I haven’t written in a few days because things in my life are a little . . . um . . . anxiety filled.  I’ve not a shred of creativity and my brain feels depleted.  I have things to write about, but when I sit down to type it out, the words escape me.

One of the biggest struggles I perceive in my life right now is Husband.  He just finished his 12 rounds of ECT (Electro Convulsive Therapy).  While, for a time I noticed a slight improvement in his mood, the last couple of days he has been extremely depressed and anxious and fearful.  The effects of the ECT treatments have stressed not only him, but me as well, because I feel like I’m living with a child.  His short term memory is fried, and he can’t remember answers to questions he asked me just five minutes prior. I am taking care of affairs that normally would fall to him and that he previously coped with better.

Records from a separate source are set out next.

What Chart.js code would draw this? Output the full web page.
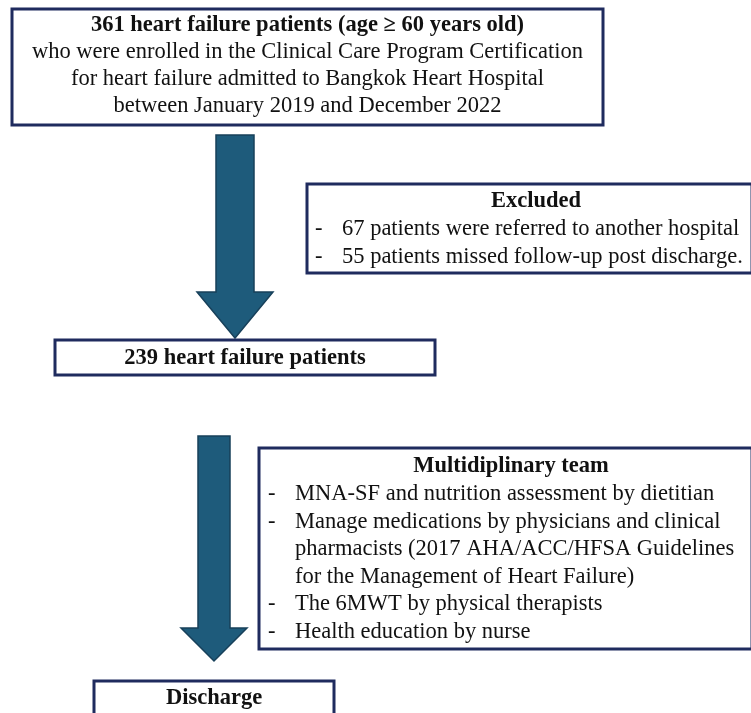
<!DOCTYPE html>
<html lang="en">
<head>
    <meta charset="UTF-8">
    <title>Heart failure patient flow</title>
    <script src="https://cdn.jsdelivr.net/npm/chart.js"></script>
    <style>
        body { margin: 0; background: #fff; }
        #flow { display: block; }
    </style>
</head>
<body>
    <canvas id="flow" width="751" height="713"></canvas>

    <script>
        // Flow data
        const totalPatients = 361;
        const enrolledLines = [
            'who were enrolled in the Clinical Care Program Certification',
            'for heart failure admitted to Bangkok Heart Hospital',
            'between January 2019 and December 2022'
        ];
        const excludedCounts = [67, 55];
        const excludedReasons = ['patients were referred to another hospital', 'patients missed follow-up post discharge.'];
        const includedPatients = 239;
        const teamTitle = 'Multidiplinary team';
        const teamItems = [
            ['MNA-SF and nutrition assessment by dietitian'],
            ['Manage medications by physicians and clinical', 'pharmacists (2017 AHA/ACC/HFSA Guidelines', 'for the Management of Heart Failure)'],
            ['The 6MWT by physical therapists'],
            ['Health education by nurse']
        ];
        const finalStep = 'Discharge';

        // Layout (page units, y grows downward)
        const BORDER = '#1f2b5e';
        const ARROW_FILL = '#1e5b7b';
        const ARROW_EDGE = '#17405a';
        const FONT = '"Liberation Serif", "Times New Roman", serif';
        const FS = 22.5;

        const boxes = [
            { x0: 12, y0: 9, x1: 603, y1: 125 },
            { x0: 307, y0: 184, x1: 752, y1: 273 },
            { x0: 55, y0: 340, x1: 435, y1: 375 },
            { x0: 259, y0: 448, x1: 752, y1: 649 },
            { x0: 94, y0: 681, x1: 334, y1: 720 }
        ];
        const arrows = [
            { cx: 235, top: 135, headTop: 292, tip: 338, shaft: 38, head: 76 },
            { cx: 214, top: 436, headTop: 628, tip: 661, shaft: 32, head: 66 }
        ];

        const flowPlugin = {
            id: 'flow',
            afterDraw(chart) {
                const ctx = chart.ctx;
                const sx = chart.scales.x, sy = chart.scales.y;
                const px = v => sx.getPixelForValue(v);
                const py = v => sy.getPixelForValue(v);

                ctx.save();
                // arrows
                arrows.forEach(a => {
                    ctx.beginPath();
                    ctx.moveTo(px(a.cx - a.shaft / 2), py(a.top));
                    ctx.lineTo(px(a.cx + a.shaft / 2), py(a.top));
                    ctx.lineTo(px(a.cx + a.shaft / 2), py(a.headTop));
                    ctx.lineTo(px(a.cx + a.head / 2), py(a.headTop));
                    ctx.lineTo(px(a.cx), py(a.tip));
                    ctx.lineTo(px(a.cx - a.head / 2), py(a.headTop));
                    ctx.lineTo(px(a.cx - a.shaft / 2), py(a.headTop));
                    ctx.closePath();
                    ctx.fillStyle = ARROW_FILL;
                    ctx.fill();
                    ctx.lineWidth = 1.5;
                    ctx.strokeStyle = ARROW_EDGE;
                    ctx.stroke();
                });

                // boxes
                ctx.lineWidth = 3;
                ctx.strokeStyle = BORDER;
                boxes.forEach(b => {
                    ctx.strokeRect(px(b.x0), py(b.y0), px(b.x1) - px(b.x0), py(b.y1) - py(b.y0));
                });

                ctx.fillStyle = '#111';
                ctx.textBaseline = 'middle';
                const bold = 'bold ' + FS + 'px ' + FONT;
                const normal = FS + 'px ' + FONT;
                const centre = (txt, x, y, font) => {
                    ctx.font = font;
                    ctx.textAlign = 'center';
                    ctx.fillText(txt, px(x), py(y));
                };
                const left = (txt, x, y) => {
                    ctx.font = normal;
                    ctx.textAlign = 'left';
                    ctx.fillText(txt, px(x), py(y));
                };

                // box 1
                centre(totalPatients + ' heart failure patients (age \u2265 60 years old)', 307.5, 25, bold);
                enrolledLines.forEach((t, i) => centre(t, 307.5, 52 + i * 27, normal));

                // excluded
                centre('Excluded', 536, 201, bold);
                excludedCounts.forEach((n, i) => {
                    left('-', 315, 229 + i * 28);
                    left(n + ' ' + excludedReasons[i], 342, 229 + i * 28);
                });

                // included
                centre(includedPatients + ' heart failure patients', 245, 358, bold);

                // team
                centre(teamTitle, 511, 466, bold);
                let row = 0;
                teamItems.forEach(item => {
                    item.forEach((t, j) => {
                        const y = 494 + row * 27.6;
                        if (j === 0) left('-', 268, y);
                        left(t, 295, y);
                        row++;
                    });
                });

                // discharge
                centre(finalStep, 214, 698, bold);
                ctx.restore();
            }
        };

        new Chart(document.getElementById('flow'), {
            type: 'scatter',
            data: { datasets: [{ data: [], pointRadius: 0 }] },
            options: {
                responsive: false,
                animation: false,
                layout: { padding: 0 },
                plugins: { legend: { display: false }, tooltip: { enabled: false } },
                scales: {
                    x: { type: 'linear', min: 0, max: 751, display: false },
                    y: { type: 'linear', min: 0, max: 713, reverse: true, display: false }
                }
            },
            plugins: [flowPlugin]
        });
    </script>
</body>
</html>
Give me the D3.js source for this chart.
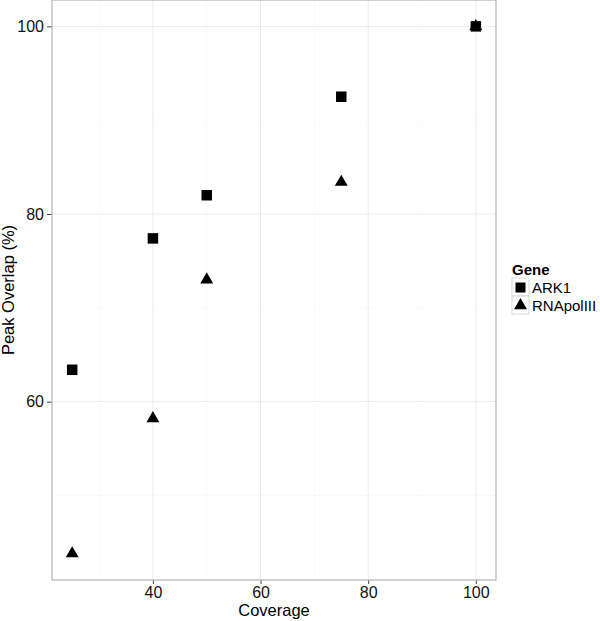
<!DOCTYPE html>
<html>
<head>
<meta charset="utf-8">
<script src="https://cdn.jsdelivr.net/npm/d3@7"></script>
<style>
  body { margin: 0; background: #fff; }
  svg text { font-family: "Liberation Sans", Arial, sans-serif; }
</style>
</head>
<body>
<div id="chart"></div>
<script>

// data
var coverage = [25, 40, 50, 75, 100];
var ark1 = [63.4, 77.4, 82.0, 92.5, 100];
var rnapol = [43.8, 58.2, 73.0, 83.4, 100];
var genes = ["ARK1", "RNApolIII"];
var xTicks = [40, 60, 80, 100];
var yTicks = [60, 80, 100];
var xMinor = [30, 50, 70, 90];
var yMinor = [50, 70, 90];

// set the dimensions and margins of the graph
var margin = {top: 0, right: 104, bottom: 41, left: 52},
    width = 600 - margin.left - margin.right,
    height = 621 - margin.top - margin.bottom;

var svg = d3.select("#chart")
  .append("svg")
    .attr("width", 600)
    .attr("height", 621);

var g = svg.append("g")
    .attr("transform", "translate(" + margin.left + "," + margin.top + ")");

// ggplot style 5% expansion
var allY = ark1.concat(rnapol);
var yMin = d3.min(allY), yMax = d3.max(allY);
var xMin = d3.min(coverage), xMax = d3.max(coverage);
var ex = (xMax - xMin) * 0.05, ey = (yMax - yMin) * 0.05;

var x = d3.scaleLinear()
  .domain([xMin - ex, xMax + ex])
  .range([0, width]);

var y = d3.scaleLinear()
  .domain([yMin - ey, yMax + ey])
  .range([height, 0]);

// minor grid
g.selectAll(".minx").data(xMinor).enter().append("line")
  .attr("x1", function(d) { return x(d); }).attr("x2", function(d) { return x(d); })
  .attr("y1", 0).attr("y2", height)
  .attr("stroke", "#f7f7f7").attr("stroke-width", 0.6);
g.selectAll(".miny").data(yMinor).enter().append("line")
  .attr("y1", function(d) { return y(d); }).attr("y2", function(d) { return y(d); })
  .attr("x1", 0).attr("x2", width)
  .attr("stroke", "#f7f7f7").attr("stroke-width", 0.6);

// major grid
g.selectAll(".majx").data(xTicks).enter().append("line")
  .attr("x1", function(d) { return x(d); }).attr("x2", function(d) { return x(d); })
  .attr("y1", 0).attr("y2", height)
  .attr("stroke", "#ebebeb").attr("stroke-width", 1);
g.selectAll(".majy").data(yTicks).enter().append("line")
  .attr("y1", function(d) { return y(d); }).attr("y2", function(d) { return y(d); })
  .attr("x1", 0).attr("x2", width)
  .attr("stroke", "#ebebeb").attr("stroke-width", 1);

// axes
var xAxis = g.append("g")
  .attr("transform", "translate(0," + height + ")")
  .call(d3.axisBottom(x).tickValues(xTicks).tickSize(4).tickPadding(3));
var yAxis = g.append("g")
  .call(d3.axisLeft(y).tickValues(yTicks).tickSize(5).tickPadding(3));

[xAxis, yAxis].forEach(function(a) {
  a.select(".domain").remove();
  a.selectAll("line").attr("stroke", "#444");
  a.selectAll("text").attr("fill", "#111").style("font-size", "16px");
});

// panel border
g.append("rect")
  .attr("x", 0).attr("y", 0)
  .attr("width", width).attr("height", height)
  .attr("fill", "none")
  .attr("stroke", "#b3b3b3")
  .attr("stroke-width", 1.2);

// points
var square = d3.symbol().type(d3.symbolSquare).size(110);
var triangle = d3.symbol().type(d3.symbolTriangle).size(72);

g.selectAll(".ark").data(coverage).enter().append("path")
  .attr("d", square)
  .attr("transform", function(d, i) { return "translate(" + x(d) + "," + y(ark1[i]) + ")"; })
  .attr("fill", "#000");

g.selectAll(".rna").data(coverage).enter().append("path")
  .attr("d", triangle)
  .attr("transform", function(d, i) { return "translate(" + x(d) + "," + y(rnapol[i]) + ")"; })
  .attr("fill", "#000");

// axis titles
svg.append("text")
  .attr("x", margin.left + width / 2)
  .attr("y", 616)
  .attr("text-anchor", "middle")
  .style("font-size", "16.5px")
  .text("Coverage");

svg.append("text")
  .attr("transform", "translate(14," + (height / 2) + ") rotate(-90)")
  .attr("text-anchor", "middle")
  .style("font-size", "16.5px")
  .text("Peak Overlap (%)");

// legend
var legend = svg.append("g").attr("transform", "translate(512,262)");
legend.append("text")
  .attr("x", 0).attr("y", 13)
  .style("font-size", "15px")
  .style("font-weight", "bold")
  .text("Gene");

var keys = legend.selectAll(".key").data(genes).enter().append("g")
  .attr("transform", function(d, i) { return "translate(0," + (16 + i * 18) + ")"; });
keys.append("rect")
  .attr("width", 17).attr("height", 18)
  .attr("fill", "#fff")
  .attr("stroke", "#ccc")
  .attr("stroke-width", 0.8);
keys.append("path")
  .attr("d", function(d, i) { return i === 0 ? d3.symbol().type(d3.symbolSquare).size(100)() : d3.symbol().type(d3.symbolTriangle).size(72)(); })
  .attr("transform", "translate(8.5,9.5)")
  .attr("fill", "#000");
keys.append("text")
  .attr("x", 20).attr("y", 14.5)
  .style("font-size", "15px")
  .text(function(d) { return d; });

</script>
</body>
</html>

He says he doesn’t feel like himself.  He worries he will never be the same.  I feel helpless.

I don’t know how to help him.  We considered him returning to the hospital this weekend for inpatient treatment, but decided against it, since he sees his psychiatrist on Monday who can make a recommendation as to where to go from here with his treatment.  They’ve restarted him on his anti-depressant, but that takes weeks to kick in.  So it’s really hard to be positive right now.  I can’t handle my own anxiety, much less help him with his. 

On a better note, last night as I was running early to my appointment with Dietician (major epic fail session.), I noticed a sign for a bookstore in a shopping center.  I <3 books, so I HAD to stop!   When I walked in the bookstore, I saw that it was a new and USED bookstore, so my inner Book Snob immediately was judgmental at the thought of used books.    But we looked around anyway and found our way to the Young Adult section.  Surprisingly, most of the used books were in amazingly good condition and were 50% off the book price!  Major score!  Being tight on money, even in a used book store, we could only buy one book, so we found a book by Laurie Halse Anderson titled Prom.  Though it’s not War and Peace or The Adventures of Huckleberry Finn, it’s a really good, easy read and one I know my female students will like.  My collection of loaner books for my students is growing larger, and I’m really stoked about having so many choices to offer them. 

Lastly, as I was leaving the store, I noticed some chairs and tables lining the walkway outside the strip mall. They belonged to a store called Menchie’s, another fro-yo store!  I went inside and they had all the amazing flavors and toppings that will do my fro-yo addiction proud.  Score, again!

So, even though I’m living life in the stress lane, I’ve had some good runs, took Husband on a walk, found two new fro-yo stores, and an up-scale used bookstore. 

Not bad for someone hanging on by a thread.